Beneath this line sits some data. Return only its lines from the one holding "Give me the matplotlib source for this chart." through the one holding "0.6955, 0.7]", inclusive, exactly, with the images removed.

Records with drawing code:

■ ■ ■ ■

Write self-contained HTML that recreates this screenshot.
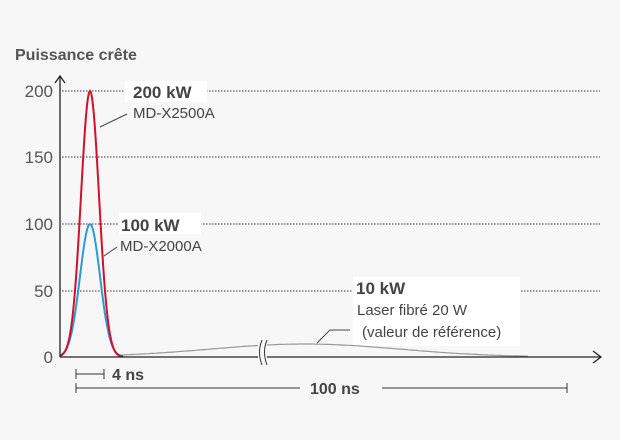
<!DOCTYPE html>
<html><head><meta charset="utf-8"><style>
body{margin:0;background:#f7f7f7;}
svg{display:block;font-family:"Liberation Sans",sans-serif;}
</style></head><body>
<svg id="s" width="620" height="440" viewBox="0 0 620 440">
<rect width="620" height="440" fill="#f7f7f7"/>
<text x="15" y="60" font-size="16" font-weight="bold" fill="#555">Puissance crête</text>
<g font-size="17" fill="#555" text-anchor="end">
<text x="53" y="97">200</text><text x="53" y="163">150</text><text x="53" y="230">100</text><text x="53" y="297">50</text><text x="53" y="363">0</text>
</g>
<g stroke="#333" stroke-width="1" stroke-dasharray="1.5,1.5">
<line x1="62" y1="91" x2="600" y2="91"/><line x1="62" y1="157" x2="600" y2="157"/><line x1="62" y1="224" x2="600" y2="224"/><line x1="62" y1="291" x2="600" y2="291"/>
</g>
<rect x="125" y="81" width="82" height="21" fill="#fff"/>
<rect x="119" y="213" width="82" height="21" fill="#fff"/>
<rect x="353" y="277" width="167" height="69" fill="#fff"/>
<text x="133" y="98" font-size="17" font-weight="bold" fill="#444">200 kW</text>
<text x="133" y="118" font-size="15" fill="#444">MD-X2500A</text>
<text x="121" y="231" font-size="17" font-weight="bold" fill="#444">100 kW</text>
<text x="120" y="251" font-size="15" fill="#444">MD-X2000A</text>
<text x="356" y="294" font-size="17" font-weight="bold" fill="#444">10 kW</text>
<text x="357" y="315" font-size="15" fill="#444">Laser fibré 20 W</text>
<text x="362" y="337" font-size="15" fill="#444">(valeur de référence)</text>
<g stroke="#444" stroke-width="1" fill="none">
<line x1="100" y1="127" x2="127" y2="114"/>
<line x1="104" y1="256" x2="117" y2="247"/>
<polyline points="317,343 330,330 350,330"/>
</g>
<path id="g" fill="none" stroke="#999" stroke-width="1.2"/>
<path id="b" fill="none" stroke="#2a9bd6" stroke-width="2"/>
<path id="r" fill="none" stroke="#d40f2a" stroke-width="2"/>
<g stroke="#222" stroke-width="1.3" fill="none">
<line x1="60" y1="76" x2="60" y2="357"/><polyline points="55,83 60,76 65,83"/>
<line x1="60" y1="357" x2="600" y2="357"/><polyline points="593,351 601,357 593,363"/>
</g>
<rect x="258" y="340" width="9" height="25" fill="#f7f7f7"/>
<g stroke="#333" stroke-width="1" fill="none">
<path d="M262,340 q-5,12 0,25"/><path d="M267,340 q-5,12 0,25"/>
</g>
<g stroke="#333" stroke-width="1">
<line x1="76" y1="374" x2="104" y2="374"/><line x1="76" y1="369" x2="76" y2="379"/><line x1="104" y1="369" x2="104" y2="379"/>
<line x1="76" y1="388" x2="300" y2="388"/><line x1="382" y1="388" x2="567" y2="388"/><line x1="76" y1="383" x2="76" y2="393"/><line x1="567" y1="383" x2="567" y2="393"/>
</g>
<text x="112" y="380" font-size="16" font-weight="bold" fill="#444">4 ns</text>
<text x="310" y="394" font-size="16" font-weight="bold" fill="#444">100 ns</text>
</svg>
<script>
function gp(A,s){let d="";for(let x=60;x<=123;x+=1){let y=357-A*Math.exp(-Math.pow(x-90,2)/(2*s*s));d+=(x==60?"M":"L")+x+","+y.toFixed(1)+" ";}return d;}
document.getElementById('r').setAttribute('d',gp(266,9));
document.getElementById('b').setAttribute('d',gp(133,10));
let d="";for(let x=120;x<=530;x+=4){let y=357-13*Math.exp(-Math.pow(x-305,2)/(2*95*95));d+=(x==120?"M":"L")+x+","+y.toFixed(1)+" ";}
document.getElementById('g').setAttribute('d',d);
</script>
</body></html>
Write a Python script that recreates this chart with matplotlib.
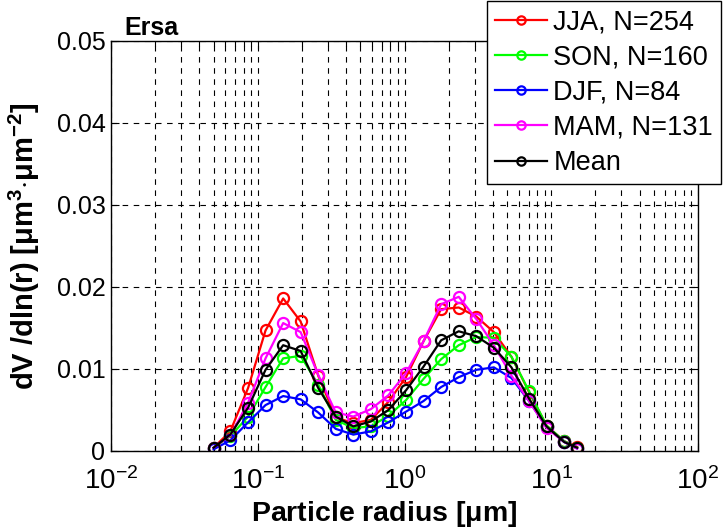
import matplotlib
matplotlib.use("Agg")
import matplotlib.pyplot as plt
from matplotlib.ticker import LogLocator, NullFormatter
import numpy as np

plt.rcParams['font.family'] = ['Liberation Sans', 'DejaVu Sans']
plt.rcParams['mathtext.fontset'] = 'custom'
plt.rcParams['mathtext.rm'] = 'Liberation Sans'
plt.rcParams['mathtext.bf'] = 'Liberation Sans:bold'
plt.rcParams['mathtext.it'] = 'Liberation Sans:italic'

radius = [0.050, 0.065, 0.086, 0.113, 0.149, 0.196, 0.258, 0.340, 0.448, 0.590, 0.777,
          1.024, 1.349, 1.777, 2.341, 3.084, 4.063, 5.353, 7.052, 9.290, 12.239, 15.000]

jja = [0.0004, 0.0024, 0.0077, 0.0147, 0.0186, 0.0158, 0.0092, 0.0041, 0.0034, 0.0038, 0.0060,
       0.0090, 0.0134, 0.0173, 0.0175, 0.0164, 0.0145, 0.0115, 0.0072, 0.0031, 0.0012, 0.0005]
son = [0.0004, 0.0018, 0.0042, 0.0078, 0.0113, 0.0116, 0.0081, 0.0038, 0.0028, 0.0030, 0.0043,
       0.0062, 0.0088, 0.0112, 0.0129, 0.0139, 0.0138, 0.0115, 0.0073, 0.0031, 0.0012, 0.0004]
djf = [0.0002, 0.0013, 0.0035, 0.0056, 0.0067, 0.0063, 0.0047, 0.0027, 0.0020, 0.0024, 0.0035,
       0.0048, 0.0061, 0.0078, 0.0090, 0.0099, 0.0102, 0.0089, 0.0061, 0.0029, 0.0011, 0.0003]
mam = [0.0004, 0.0019, 0.0059, 0.0113, 0.0156, 0.0145, 0.0093, 0.0047, 0.0042, 0.0051, 0.0068,
       0.0095, 0.0134, 0.0179, 0.0188, 0.0161, 0.0129, 0.0092, 0.0061, 0.0028, 0.0011, 0.0003]
mean = [0.0004, 0.0020, 0.0053, 0.0099, 0.0129, 0.0122, 0.0077, 0.0042, 0.0030, 0.0036, 0.0050,
        0.0074, 0.0103, 0.0135, 0.0146, 0.0140, 0.0126, 0.0102, 0.0064, 0.0030, 0.0011, 0.0004]

labels = ['JJA, N=254', 'SON, N=160', 'DJF, N=84', 'MAM, N=131', 'Mean']
colors = ['#ff0000', '#00ff00', '#0000ff', '#ff00ff', '#000000']
series = [jja, son, djf, mam, mean]

yticks = [0, 0.01, 0.02, 0.03, 0.04, 0.05]
ytick_labels = ['0', '0.01', '0.02', '0.03', '0.04', '0.05']

fig = plt.figure(figsize=(7.23, 5.30), dpi=100)
ax = fig.add_axes([111/723, 79/530, (698-111)/723, (451-41)/530])

handles = []
for vals, c, lab in zip(series, colors, labels):
    h, = ax.plot(radius, vals, '-o', color=c, lw=1.6, ms=8, mfc='none', mew=1.6, label=lab)
    handles.append(h)

ax.set_xscale('log')
ax.set_xlim(1e-2, 1e2)
ax.set_ylim(0, 0.05)
ax.set_yticks(yticks)
ax.set_yticklabels(ytick_labels)
ax.xaxis.set_major_locator(LogLocator(base=10, numticks=10))
ax.xaxis.set_minor_locator(LogLocator(base=10, subs=np.arange(2, 10), numticks=100))
ax.xaxis.set_minor_formatter(NullFormatter())

ax.grid(True, which='major', axis='both', color='black', linestyle=(0, (5, 5)), lw=0.8)
ax.grid(True, which='minor', axis='x', color='black', linestyle=(0, (5, 5)), lw=0.8)
ax.set_axisbelow(True)

ax.tick_params(which='both', direction='in', top=True, right=True)
ax.tick_params(axis='y', labelsize=18, pad=4)
ax.tick_params(axis='x', labelsize=20, pad=12)
ax.tick_params(which='major', length=6, width=0.8)
ax.tick_params(which='minor', length=3.5, width=0.8)
for s in ax.spines.values():
    s.set_linewidth(1.0)

ax.set_xlabel(r'Particle radius [$\mathbf{\mu}$m]', fontsize=20.5, fontweight='bold')
ax.xaxis.set_label_coords(0.466, -0.118)
ax.set_ylabel(r'dV /dln(r) [$\mathbf{\mu}$m$^\mathbf{3}\mathbf{\cdot\mu}$m$^\mathbf{-2}$]',
              fontsize=21, fontweight='bold')
ax.yaxis.set_label_coords(-0.117, 0.5)
ax.text(0.022, 1.003, 'Ersa', transform=ax.transAxes, fontsize=18, fontweight='bold',
        ha='left', va='bottom')

leg = fig.legend(handles=handles, loc='upper left', bbox_to_anchor=(487/723, 0.998),
                 fontsize=19.5, frameon=True, fancybox=False, edgecolor='black',
                 borderpad=0.3, labelspacing=0.34, handlelength=1.9, handletextpad=0.25,
                 borderaxespad=0)
leg.get_frame().set_linewidth(1.0)
leg.get_frame().set_facecolor('white')
leg.get_frame().set_alpha(1)
for lh in leg.legend_handles:
    lh.set_markersize(6)

fig.savefig('out.png', dpi=100)
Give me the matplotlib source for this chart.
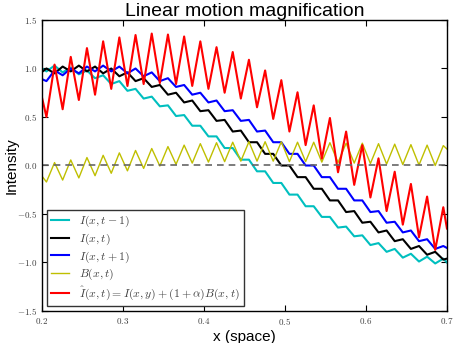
import matplotlib
matplotlib.use("Agg")
import matplotlib.pyplot as plt
from matplotlib.ticker import FuncFormatter

# sample positions: ends of the range plus every ripple peak / trough
x = [0.2, 0.2055, 0.2155, 0.2255, 0.2355, 0.2455, 0.2555, 0.2655, 0.2755, 0.2855,
     0.2955, 0.3055, 0.3155, 0.3255, 0.3355, 0.3455, 0.3555, 0.3655, 0.3755, 0.3855,
     0.3955, 0.4055, 0.4155, 0.4255, 0.4355, 0.4455, 0.4555, 0.4655, 0.4755, 0.4855,
     0.4955, 0.5055, 0.5155, 0.5255, 0.5355, 0.5455, 0.5555, 0.5655, 0.5755, 0.5855,
     0.5955, 0.6055, 0.6155, 0.6255, 0.6355, 0.6455, 0.6555, 0.6655, 0.6755, 0.6855,
     0.6955, 0.7]

i_prev = [1.00, 0.97, 1.03, 0.96, 1.01, 0.94, 0.98, 0.90, 0.93, 0.84,
          0.87, 0.77, 0.79, 0.69, 0.71, 0.61, 0.62, 0.51, 0.52, 0.41,
          0.41, 0.30, 0.30, 0.18, 0.18, 0.06, 0.06, -0.06, -0.06, -0.18,
          -0.18, -0.30, -0.30, -0.42, -0.42, -0.53, -0.53, -0.64, -0.63, -0.73,
          -0.72, -0.82, -0.80, -0.89, -0.86, -0.95, -0.91, -0.99, -0.94, -1.01,
          -0.96, -1.00]

i_now = [0.965, 1.00, 0.95, 1.02, 0.97, 1.03, 0.97, 1.02, 0.95, 1.00,
         0.92, 0.96, 0.87, 0.90, 0.81, 0.83, 0.73, 0.75, 0.65, 0.67,
         0.56, 0.57, 0.46, 0.47, 0.35, 0.36, 0.24, 0.24, 0.12, 0.12,
         0.00, 0.00, -0.12, -0.12, -0.24, -0.24, -0.36, -0.36, -0.48, -0.47,
         -0.59, -0.58, -0.69, -0.67, -0.78, -0.76, -0.86, -0.83, -0.92, -0.89,
         -0.97, -0.96]

i_next = [0.89, 0.87, 0.98, 0.93, 1.00, 0.95, 1.02, 0.97, 1.03, 0.97,
          1.02, 0.95, 1.00, 0.92, 0.96, 0.87, 0.90, 0.81, 0.83, 0.73,
          0.75, 0.65, 0.67, 0.56, 0.57, 0.46, 0.47, 0.35, 0.36, 0.24,
          0.24, 0.12, 0.12, 0.00, 0.00, -0.12, -0.12, -0.24, -0.24, -0.36,
          -0.36, -0.48, -0.47, -0.59, -0.58, -0.69, -0.67, -0.78, -0.76, -0.86,
          -0.83, -0.85]

b_xt = [-0.11, -0.17, 0.03, -0.15, 0.057, -0.128, 0.082, -0.105, 0.105, -0.08,
        0.13, -0.055, 0.155, -0.03, 0.175, -0.005, 0.195, 0.012, 0.21, 0.025,
        0.225, 0.035, 0.235, 0.04, 0.24, 0.045, 0.245, 0.045, 0.245, 0.045,
        0.245, 0.04, 0.24, 0.04, 0.24, 0.035, 0.235, 0.03, 0.23, 0.025,
        0.23, 0.02, 0.225, 0.015, 0.22, 0.01, 0.215, 0.005, 0.21, 0.0,
        0.205, 0.17]

i_mag = [0.70, 0.50, 1.04, 0.58, 1.12, 0.675, 1.21, 0.73, 1.28, 0.79,
         1.32, 0.82, 1.345, 0.84, 1.36, 0.85, 1.35, 0.84, 1.33, 0.82,
         1.28, 0.79, 1.22, 0.75, 1.17, 0.69, 1.09, 0.60, 0.98, 0.48,
         0.88, 0.35, 0.755, 0.21, 0.62, 0.07, 0.49, -0.07, 0.35, -0.20,
         0.21, -0.33, 0.074, -0.47, -0.064, -0.61, -0.19, -0.74, -0.32, -0.87,
         -0.43, -0.65]

labels = [r"$I(x,t-1)$", r"$I(x,t)$", r"$I(x,t+1)$", r"$B(x,t)$",
          r"$\hat{I}(x,t) = I(x,y) + (1+\alpha)B(x,t)$"]

plt.rcParams["mathtext.fontset"] = "cm"
plt.rcParams["font.family"] = ["Liberation Sans", "DejaVu Sans"]

fig = plt.figure(figsize=(4.57, 3.43), dpi=100)
ax = fig.add_axes([0.0919, 0.0933, 0.8861, 0.8484])

ax.plot(x, i_prev, color="c", lw=1.5, label=labels[0])
ax.plot(x, i_now, color="k", lw=1.5, label=labels[1])
ax.plot(x, i_next, color="b", lw=1.5, label=labels[2])
ax.plot(x, b_xt, color="y", lw=1.0, label=labels[3])
ax.plot(x, i_mag, color="r", lw=1.5, label=labels[4])
ax.axhline(0, color="0.4", ls="--", lw=1.2, dashes=(4, 3))

ax.set_xlim(0.2, 0.7)
ax.set_ylim(-1.5, 1.5)
ax.set_xticks([0.2, 0.3, 0.4, 0.5, 0.6, 0.7])
ax.set_yticks([-1.5, -1.0, -0.5, 0.0, 0.5, 1.0, 1.5])
fmt = FuncFormatter(lambda v, p: "$%.1f$" % v)
ax.xaxis.set_major_formatter(fmt)
ax.yaxis.set_major_formatter(fmt)
ax.tick_params(direction="in", top=True, right=True, length=4, width=0.8,
               labelsize=6.5, colors="k", labelcolor="0.25")
for s in ax.spines.values():
    s.set_linewidth(1.0)

ax.set_title("Linear motion magnification", fontsize=14, pad=3)
ax.set_xlabel("x (space)", fontsize=11, labelpad=2)
ax.set_ylabel("Intensity", fontsize=11)
ax.yaxis.set_label_coords(-0.058, 0.5)

leg = ax.legend(loc="lower left", fontsize=8.5, handlelength=1.5, fancybox=False,
                framealpha=1, edgecolor="0.2", borderaxespad=0.4, labelspacing=0.2,
                borderpad=0.35, handletextpad=0.9)
leg.get_frame().set_linewidth(1.0)
for t in leg.get_texts():
    t.set_color("0.25")

fig.savefig("out.png", dpi=100)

■ ■ ■ ■

> WRITTEN RESPONSE
Give me the matplotlib source for this chart.
import matplotlib
matplotlib.use("Agg")
import matplotlib.pyplot as plt
from matplotlib.ticker import FuncFormatter

# sample positions: ends of the range plus every ripple peak / trough
x = [0.2, 0.2055, 0.2155, 0.2255, 0.2355, 0.2455, 0.2555, 0.2655, 0.2755, 0.2855,
     0.2955, 0.3055, 0.3155, 0.3255, 0.3355, 0.3455, 0.3555, 0.3655, 0.3755, 0.3855,
     0.3955, 0.4055, 0.4155, 0.4255, 0.4355, 0.4455, 0.4555, 0.4655, 0.4755, 0.4855,
     0.4955, 0.5055, 0.5155, 0.5255, 0.5355, 0.5455, 0.5555, 0.5655, 0.5755, 0.5855,
     0.5955, 0.6055, 0.6155, 0.6255, 0.6355, 0.6455, 0.6555, 0.6655, 0.6755, 0.6855,
     0.6955, 0.7]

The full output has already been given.